Monday 25 November 2024 marked the 25th anniversary of the opening of the Marks and Spencer store located on Cross Street/ Corporation Street, along with opening of New Cathedral Street and completion of the re-worked western part of the Arndale Centre.

Providing Marks & Spencer with a new store was the centrepiece of the EDAW (now AECOM) masterplan which won the International Urban Design Competition following the city centre bomb on 15 June 1996.

The replacement building, designed by BDP (Building Design Partnership Ltd), would replace the original store as well as land immediately adjacent. The new building would bring with it 250,000 sqft of space – treble the size of the store devastated by the blast and, at the time, would be the largest Marks & Spencer in the world.

The top photo is from 1998 and shows the work that was underway within the epicentre of the bomb damaged area with the new Marks & Spencer store under construction and the Arndale Centre facade stripped back.

The bottom photo is from November 2024 and shows the completed store (Selfridges went on to take 120,000 sqft of space in the building in September 2002, facing onto Exchange Square).

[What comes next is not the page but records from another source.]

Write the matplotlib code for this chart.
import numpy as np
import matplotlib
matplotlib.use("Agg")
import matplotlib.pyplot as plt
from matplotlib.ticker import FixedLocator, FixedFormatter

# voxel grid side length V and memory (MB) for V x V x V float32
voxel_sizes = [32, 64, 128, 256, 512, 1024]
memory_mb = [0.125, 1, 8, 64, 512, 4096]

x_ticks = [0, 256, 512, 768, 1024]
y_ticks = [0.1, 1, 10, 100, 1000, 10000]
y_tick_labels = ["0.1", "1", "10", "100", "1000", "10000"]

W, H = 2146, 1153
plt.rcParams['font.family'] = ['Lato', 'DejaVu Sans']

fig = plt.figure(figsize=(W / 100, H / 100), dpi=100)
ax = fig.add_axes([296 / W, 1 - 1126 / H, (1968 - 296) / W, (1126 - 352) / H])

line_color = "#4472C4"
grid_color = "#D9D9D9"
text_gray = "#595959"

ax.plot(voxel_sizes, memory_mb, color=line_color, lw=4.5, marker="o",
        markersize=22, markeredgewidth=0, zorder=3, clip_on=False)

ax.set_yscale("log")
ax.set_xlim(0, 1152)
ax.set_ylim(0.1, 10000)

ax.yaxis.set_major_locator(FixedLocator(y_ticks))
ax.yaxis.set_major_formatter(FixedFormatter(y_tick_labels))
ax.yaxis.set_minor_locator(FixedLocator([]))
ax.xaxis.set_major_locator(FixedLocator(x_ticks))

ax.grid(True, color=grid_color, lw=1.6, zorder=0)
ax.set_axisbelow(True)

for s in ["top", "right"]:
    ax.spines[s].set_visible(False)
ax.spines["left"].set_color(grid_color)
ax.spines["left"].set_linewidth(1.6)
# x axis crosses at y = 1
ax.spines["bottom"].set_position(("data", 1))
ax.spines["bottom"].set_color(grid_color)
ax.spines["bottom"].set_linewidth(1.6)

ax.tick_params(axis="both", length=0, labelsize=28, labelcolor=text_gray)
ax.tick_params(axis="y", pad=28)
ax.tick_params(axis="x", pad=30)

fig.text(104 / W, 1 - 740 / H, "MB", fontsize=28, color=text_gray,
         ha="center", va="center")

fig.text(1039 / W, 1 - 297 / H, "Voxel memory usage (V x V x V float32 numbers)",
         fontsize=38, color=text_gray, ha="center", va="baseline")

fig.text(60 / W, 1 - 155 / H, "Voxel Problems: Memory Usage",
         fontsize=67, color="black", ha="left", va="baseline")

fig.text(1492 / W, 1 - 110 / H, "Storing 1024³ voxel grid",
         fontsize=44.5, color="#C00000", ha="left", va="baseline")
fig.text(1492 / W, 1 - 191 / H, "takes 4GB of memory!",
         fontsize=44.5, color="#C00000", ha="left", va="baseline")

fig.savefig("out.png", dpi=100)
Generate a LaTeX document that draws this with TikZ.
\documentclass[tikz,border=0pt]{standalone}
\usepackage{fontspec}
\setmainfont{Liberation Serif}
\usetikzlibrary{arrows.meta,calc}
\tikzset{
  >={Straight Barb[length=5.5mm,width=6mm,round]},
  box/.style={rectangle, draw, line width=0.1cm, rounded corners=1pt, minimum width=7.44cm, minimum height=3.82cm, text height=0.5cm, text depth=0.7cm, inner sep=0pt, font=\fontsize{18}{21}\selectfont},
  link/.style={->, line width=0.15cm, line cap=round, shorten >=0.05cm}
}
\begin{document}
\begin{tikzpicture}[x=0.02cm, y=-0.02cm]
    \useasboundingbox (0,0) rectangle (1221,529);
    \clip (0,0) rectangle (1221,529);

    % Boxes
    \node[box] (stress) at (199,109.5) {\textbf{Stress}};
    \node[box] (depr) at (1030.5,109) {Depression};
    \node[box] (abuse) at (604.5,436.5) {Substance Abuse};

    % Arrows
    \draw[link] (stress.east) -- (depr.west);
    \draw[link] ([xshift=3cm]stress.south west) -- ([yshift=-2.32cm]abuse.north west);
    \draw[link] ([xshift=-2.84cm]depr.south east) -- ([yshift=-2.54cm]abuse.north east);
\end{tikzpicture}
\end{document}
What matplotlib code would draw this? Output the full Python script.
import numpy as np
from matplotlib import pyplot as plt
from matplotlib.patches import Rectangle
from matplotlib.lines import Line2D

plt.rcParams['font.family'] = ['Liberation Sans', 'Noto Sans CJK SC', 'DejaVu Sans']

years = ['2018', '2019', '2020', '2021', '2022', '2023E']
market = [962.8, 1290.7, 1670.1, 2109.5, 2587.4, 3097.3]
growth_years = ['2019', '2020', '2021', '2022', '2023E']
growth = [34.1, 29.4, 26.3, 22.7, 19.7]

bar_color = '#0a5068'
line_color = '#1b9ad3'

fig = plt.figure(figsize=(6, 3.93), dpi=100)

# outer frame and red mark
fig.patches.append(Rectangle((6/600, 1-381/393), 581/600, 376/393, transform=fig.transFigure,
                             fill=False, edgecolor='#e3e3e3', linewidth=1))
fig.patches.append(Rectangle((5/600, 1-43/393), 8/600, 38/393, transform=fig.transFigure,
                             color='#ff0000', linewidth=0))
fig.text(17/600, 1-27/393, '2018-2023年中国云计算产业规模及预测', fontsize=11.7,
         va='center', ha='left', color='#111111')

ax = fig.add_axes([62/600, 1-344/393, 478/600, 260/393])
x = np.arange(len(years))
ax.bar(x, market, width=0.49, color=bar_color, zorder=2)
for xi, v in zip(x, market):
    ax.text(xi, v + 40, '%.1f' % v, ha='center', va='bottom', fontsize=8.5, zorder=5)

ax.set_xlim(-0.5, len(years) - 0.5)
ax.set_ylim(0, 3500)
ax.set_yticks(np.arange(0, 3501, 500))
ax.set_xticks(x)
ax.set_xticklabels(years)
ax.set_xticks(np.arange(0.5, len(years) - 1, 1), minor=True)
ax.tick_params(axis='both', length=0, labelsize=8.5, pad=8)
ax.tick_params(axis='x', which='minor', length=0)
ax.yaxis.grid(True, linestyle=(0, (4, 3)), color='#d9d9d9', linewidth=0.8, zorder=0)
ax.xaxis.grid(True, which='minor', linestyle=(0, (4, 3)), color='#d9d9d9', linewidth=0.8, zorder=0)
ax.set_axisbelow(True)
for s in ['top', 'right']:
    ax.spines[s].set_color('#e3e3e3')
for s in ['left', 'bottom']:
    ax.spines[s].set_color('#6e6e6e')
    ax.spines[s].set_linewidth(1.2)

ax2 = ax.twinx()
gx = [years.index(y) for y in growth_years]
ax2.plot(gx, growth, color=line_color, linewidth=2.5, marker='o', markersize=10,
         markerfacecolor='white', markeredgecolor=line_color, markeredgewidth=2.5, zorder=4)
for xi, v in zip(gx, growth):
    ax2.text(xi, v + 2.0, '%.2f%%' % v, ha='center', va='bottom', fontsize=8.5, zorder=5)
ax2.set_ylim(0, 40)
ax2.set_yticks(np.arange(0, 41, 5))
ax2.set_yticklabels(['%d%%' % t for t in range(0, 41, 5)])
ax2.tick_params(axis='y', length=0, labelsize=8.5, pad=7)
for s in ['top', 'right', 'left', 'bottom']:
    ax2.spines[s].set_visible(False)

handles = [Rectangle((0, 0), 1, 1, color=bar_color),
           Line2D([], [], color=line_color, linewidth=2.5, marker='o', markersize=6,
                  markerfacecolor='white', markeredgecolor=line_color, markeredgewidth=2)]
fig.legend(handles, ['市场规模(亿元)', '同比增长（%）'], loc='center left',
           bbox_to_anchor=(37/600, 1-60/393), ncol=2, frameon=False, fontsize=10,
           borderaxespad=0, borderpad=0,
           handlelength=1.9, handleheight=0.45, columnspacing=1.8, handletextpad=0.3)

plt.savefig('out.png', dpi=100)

Alongside this it shows how the previously tiled facade of the Arndale Centre was reclad and extended by around seven feet as part of the planned improvements to the retail and pedestrian experience.

The importance of the new Marks & Spencer store in the rebuilding was captured by Sir Howard Bernstein in an interview with The Independent on 25 November 1999:

‘It was crucial that our predominant role as the retail and business centre of the region might not be threatened. From the start it was decided not merely to repair...but turn the adversity into an opportunity to replan.’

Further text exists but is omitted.